Your goal:
Without the pictures, print the lines running from the beginning of the material to the line containing "const yTicks = [0, 0.5, 1, 1.5, 2, 2.5];", both ends included.

==*==

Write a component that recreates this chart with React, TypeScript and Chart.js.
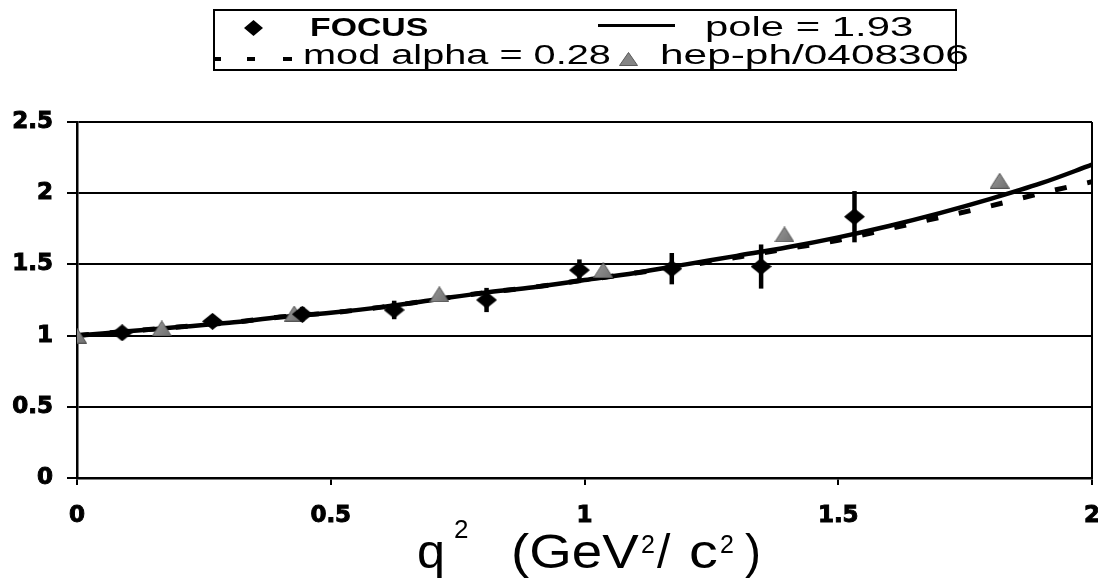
import React, { useEffect, useRef } from 'react';
import { Chart, registerables } from 'chart.js';

Chart.register(...registerables);

// ---- data ----
const focusQ2 = [0.089, 0.267, 0.444, 0.625, 0.807, 0.99, 1.172, 1.348, 1.532];
const focusRatio = [1.02, 1.10, 1.15, 1.18, 1.25, 1.46, 1.47, 1.485, 1.835];
const focusError = [0.02, 0.03, 0.05, 0.065, 0.085, 0.075, 0.11, 0.155, 0.18];

const latticeQ2 = [0, 0.167, 0.428, 0.714, 1.037, 1.394, 1.818];
const latticeRatio = [1.0, 1.05, 1.155, 1.29, 1.46, 1.71, 2.087];

const curveQ2 = [0, 0.1, 0.2, 0.3, 0.4, 0.5, 0.6, 0.7, 0.8, 0.9, 1.0, 1.1, 1.2, 1.3, 1.4, 1.5, 1.6, 1.7, 1.8, 1.9, 2.0];
const poleValues = [1.0, 1.03, 1.06, 1.09, 1.13, 1.16, 1.2, 1.25, 1.3, 1.34, 1.39, 1.44, 1.5, 1.56, 1.62, 1.69, 1.77, 1.86, 1.96, 2.07, 2.2];
const modAlphaValues = [1.0, 1.03, 1.06, 1.09, 1.13, 1.16, 1.2, 1.25, 1.3, 1.34, 1.39, 1.44, 1.49, 1.55, 1.61, 1.67, 1.75, 1.83, 1.91, 2.0, 2.08];

const xTicks = [0, 0.5, 1, 1.5, 2];
const yTicks = [0, 0.5, 1, 1.5, 2, 2.5];

const legendFocus = 'FOCUS';
const legendPole = 'pole = 1.93';
const legendMod = 'mod alpha = 0.28';
const legendLattice = 'hep-ph/0408306';

const FONT = "'Liberation Sans', Arial, sans-serif";

function makeDiamond(w: number, h: number) {
  const c = document.createElement('canvas');
  c.width = w;
  c.height = h;
  const ctx = c.getContext('2d')!;
  ctx.fillStyle = '#000';
  ctx.beginPath();
  ctx.moveTo(0, h / 2);
  ctx.lineTo(w / 2, 0);
  ctx.lineTo(w, h / 2);
  ctx.lineTo(w / 2, h);
  ctx.closePath();
  ctx.fill();
  return c;
}

function makeTriangle(w: number, h: number) {
  const c = document.createElement('canvas');
  c.width = w;
  c.height = h;
  const ctx = c.getContext('2d')!;
  const g = ctx.createLinearGradient(0, 0, w, h);
  g.addColorStop(0, '#9a9a9a');
  g.addColorStop(1, '#6e6e6e');
  ctx.fillStyle = g;
  ctx.strokeStyle = '#555';
  ctx.lineWidth = 1;
  ctx.beginPath();
  ctx.moveTo(w / 2, 0.5);
  ctx.lineTo(w - 0.5, h - 0.5);
  ctx.lineTo(0.5, h - 0.5);
  ctx.closePath();
  ctx.fill();
  ctx.stroke();
  return c;
}

const errorBarPlugin = {
  id: 'errorBars',
  afterDatasetsDraw(chart: any) {
    const { ctx, scales } = chart;
    const xs = scales.x;
    const ys = scales.y;
    ctx.save();
    ctx.strokeStyle = '#000';
    ctx.lineWidth = 4.5;
    ctx.lineCap = 'butt';
    focusQ2.forEach((q, i) => {
      const px = xs.getPixelForValue(q);
      const top = ys.getPixelForValue(focusRatio[i] + focusError[i]);
      const bot = ys.getPixelForValue(focusRatio[i] - focusError[i]);
      ctx.beginPath();
      ctx.moveTo(px, top);
      ctx.lineTo(px, bot);
      ctx.stroke();
    });
    ctx.restore();
  },
};

const framePlugin = {
  id: 'frameRight',
  afterDraw(chart: any) {
    const { ctx, chartArea } = chart;
    ctx.save();
    ctx.strokeStyle = '#000';
    ctx.lineWidth = 2;
    ctx.beginPath();
    ctx.moveTo(chartArea.right, chartArea.top);
    ctx.lineTo(chartArea.right, chartArea.bottom);
    ctx.stroke();
    ctx.restore();
  },
};

function Txt(props: { left: number; baseline: number; size: number; bold?: boolean; sx?: number; children: any }) {
  const { left, baseline, size, bold, sx, children } = props;
  return (
    <div
      style={{
        position: 'absolute',
        left,
        top: baseline - 0.8465 * size,
        fontFamily: FONT,
        fontSize: size,
        lineHeight: `${size}px`,
        fontWeight: bold ? 'bold' : 'normal',
        whiteSpace: 'pre',
        color: '#000',
        transform: `scaleX(${sx ?? 1})`,
        transformOrigin: 'left center',
      }}
    >
      {children}
    </div>
  );
}

export default function App() {
  const canvasRef = useRef<HTMLCanvasElement | null>(null);

  useEffect(() => {
    const canvas = canvasRef.current;
    if (!canvas) return;
    const diamond = makeDiamond(21, 17);
    const triangle = makeTriangle(20, 16);
    const tickFont = { family: "'DejaVu Sans', sans-serif", weight: 'bold' as const, size: 23 };

    const chart = new Chart(canvas, {
      type: 'scatter',
      data: {
        datasets: [
          {
            label: legendFocus,
            data: focusQ2.map((x, i) => ({ x, y: focusRatio[i] })),
            pointStyle: diamond as any,
            showLine: false,
            order: 0,
          },
          {
            label: legendLattice,
            data: latticeQ2.map((x, i) => ({ x, y: latticeRatio[i] })),
            pointStyle: triangle as any,
            showLine: false,
            order: 1,
          },
          {
            label: legendPole,
            data: curveQ2.map((x, i) => ({ x, y: poleValues[i] })),
            showLine: true,
            pointRadius: 0,
            borderColor: '#000',
            borderWidth: 4.5,
            cubicInterpolationMode: 'monotone',
            order: 2,
          },
          {
            label: legendMod,
            data: curveQ2.map((x, i) => ({ x, y: modAlphaValues[i] })),
            showLine: true,
            pointRadius: 0,
            borderColor: '#000',
            borderWidth: 5,
            borderDash: [12, 21],
            cubicInterpolationMode: 'monotone',
            order: 3,
          },
        ],
      },
      options: {
        responsive: false,
        animation: false,
        events: [],
        layout: { padding: { left: 0, right: 6, top: 122, bottom: 0 } },
        plugins: {
          legend: { display: false },
          tooltip: { enabled: false },
          title: { display: false },
        },
        scales: {
          x: {
            type: 'linear',
            min: 0,
            max: 2,
            afterBuildTicks: (axis: any) => {
              axis.ticks = xTicks.map((v) => ({ value: v }));
            },
            afterFit: (axis: any) => {
              axis.height = 103;
              axis.paddingLeft = 0;
              axis.paddingRight = 0;
            },
            ticks: {
              font: tickFont,
              color: '#000',
              textStrokeColor: '#000',
              textStrokeWidth: 1,
              padding: 17,
              maxRotation: 0,
              callback: (v: any) => String(v),
            },
            grid: {
              drawOnChartArea: false,
              drawTicks: true,
              tickLength: 7,
              color: '#000',
              lineWidth: 2,
            },
            border: { color: '#000', width: 2.5 },
          },
          y: {
            type: 'linear',
            min: 0,
            max: 2.5,
            afterBuildTicks: (axis: any) => {
              axis.ticks = yTicks.map((v) => ({ value: v }));
            },
            afterFit: (axis: any) => {
              axis.width = 77;
              axis.paddingTop = 0;
              axis.paddingBottom = 0;
            },
            ticks: {
              font: tickFont,
              color: '#000',
              textStrokeColor: '#000',
              textStrokeWidth: 1,
              padding: 14,
              callback: (v: any) => String(v),
            },
            grid: {
              drawTicks: true,
              tickLength: 10,
              color: '#000',
              lineWidth: 2,
            },
            border: { color: '#000', width: 2.5 },
          },
        },
      },
      plugins: [errorBarPlugin, framePlugin],
    });
    return () => chart.destroy();
  }, []);

  return (
    <div style={{ position: 'absolute', left: 0, top: 0, width: 1098, height: 581, background: '#fff', overflow: 'hidden' }}>
      <canvas ref={canvasRef} width={1098} height={581} style={{ position: 'absolute', left: 0, top: 0, width: 1098, height: 581 }} />

      {/* legend box */}
      <div style={{ position: 'absolute', left: 213, top: 9, width: 744, height: 62, border: '2px solid #000', boxSizing: 'border-box' }} />
      <svg style={{ position: 'absolute', left: 244, top: 20 }} width={19} height={16}>
        <polygon points="0,8 9.5,0 19,8 9.5,16" fill="#000" />
      </svg>
      <Txt left={310} baseline={36} size={26} bold sx={1.3}>{legendFocus}</Txt>
      <div style={{ position: 'absolute', left: 598, top: 24, width: 77, height: 3, background: '#000' }} />
      <Txt left={705} baseline={37} size={27} sx={1.55}>{legendPole}</Txt>

      <div style={{ position: 'absolute', left: 213, top: 57, width: 8, height: 4, background: '#000' }} />
      <div style={{ position: 'absolute', left: 247, top: 57, width: 8, height: 4, background: '#000' }} />
      <div style={{ position: 'absolute', left: 283, top: 57, width: 9, height: 4, background: '#000' }} />
      <Txt left={303} baseline={65} size={27} sx={1.47}>{legendMod}</Txt>
      <svg style={{ position: 'absolute', left: 619, top: 52 }} width={19} height={14}>
        <polygon points="9.5,0.5 18.5,13.5 0.5,13.5" fill="#858585" stroke="#5a5a5a" strokeWidth={1} />
      </svg>
      <Txt left={660} baseline={65} size={27} sx={1.57}>{legendLattice}</Txt>

      {/* x axis title: q^2 (GeV^2/ c^2) */}
      <Txt left={417} baseline={569} size={48} sx={1.05}>q</Txt>
      <Txt left={454} baseline={538} size={26}>2</Txt>
      <Txt left={511} baseline={569} size={48} sx={1.14}>(GeV</Txt>
      <Txt left={641} baseline={553} size={25}>2</Txt>
      <Txt left={657} baseline={569} size={48}>/</Txt>
      <Txt left={689} baseline={569} size={48} sx={1.2}>c</Txt>
      <Txt left={720} baseline={553} size={25}>2</Txt>
      <Txt left={745} baseline={569} size={48}>)</Txt>
    </div>
  );
}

==*==

Answer to the exercise:
Write a component that recreates this chart with React, TypeScript and Chart.js.
import React, { useEffect, useRef } from 'react';
import { Chart, registerables } from 'chart.js';

Chart.register(...registerables);

// ---- data ----
const focusQ2 = [0.089, 0.267, 0.444, 0.625, 0.807, 0.99, 1.172, 1.348, 1.532];
const focusRatio = [1.02, 1.10, 1.15, 1.18, 1.25, 1.46, 1.47, 1.485, 1.835];
const focusError = [0.02, 0.03, 0.05, 0.065, 0.085, 0.075, 0.11, 0.155, 0.18];

const latticeQ2 = [0, 0.167, 0.428, 0.714, 1.037, 1.394, 1.818];
const latticeRatio = [1.0, 1.05, 1.155, 1.29, 1.46, 1.71, 2.087];

const curveQ2 = [0, 0.1, 0.2, 0.3, 0.4, 0.5, 0.6, 0.7, 0.8, 0.9, 1.0, 1.1, 1.2, 1.3, 1.4, 1.5, 1.6, 1.7, 1.8, 1.9, 2.0];
const poleValues = [1.0, 1.03, 1.06, 1.09, 1.13, 1.16, 1.2, 1.25, 1.3, 1.34, 1.39, 1.44, 1.5, 1.56, 1.62, 1.69, 1.77, 1.86, 1.96, 2.07, 2.2];
const modAlphaValues = [1.0, 1.03, 1.06, 1.09, 1.13, 1.16, 1.2, 1.25, 1.3, 1.34, 1.39, 1.44, 1.49, 1.55, 1.61, 1.67, 1.75, 1.83, 1.91, 2.0, 2.08];

const xTicks = [0, 0.5, 1, 1.5, 2];
const yTicks = [0, 0.5, 1, 1.5, 2, 2.5];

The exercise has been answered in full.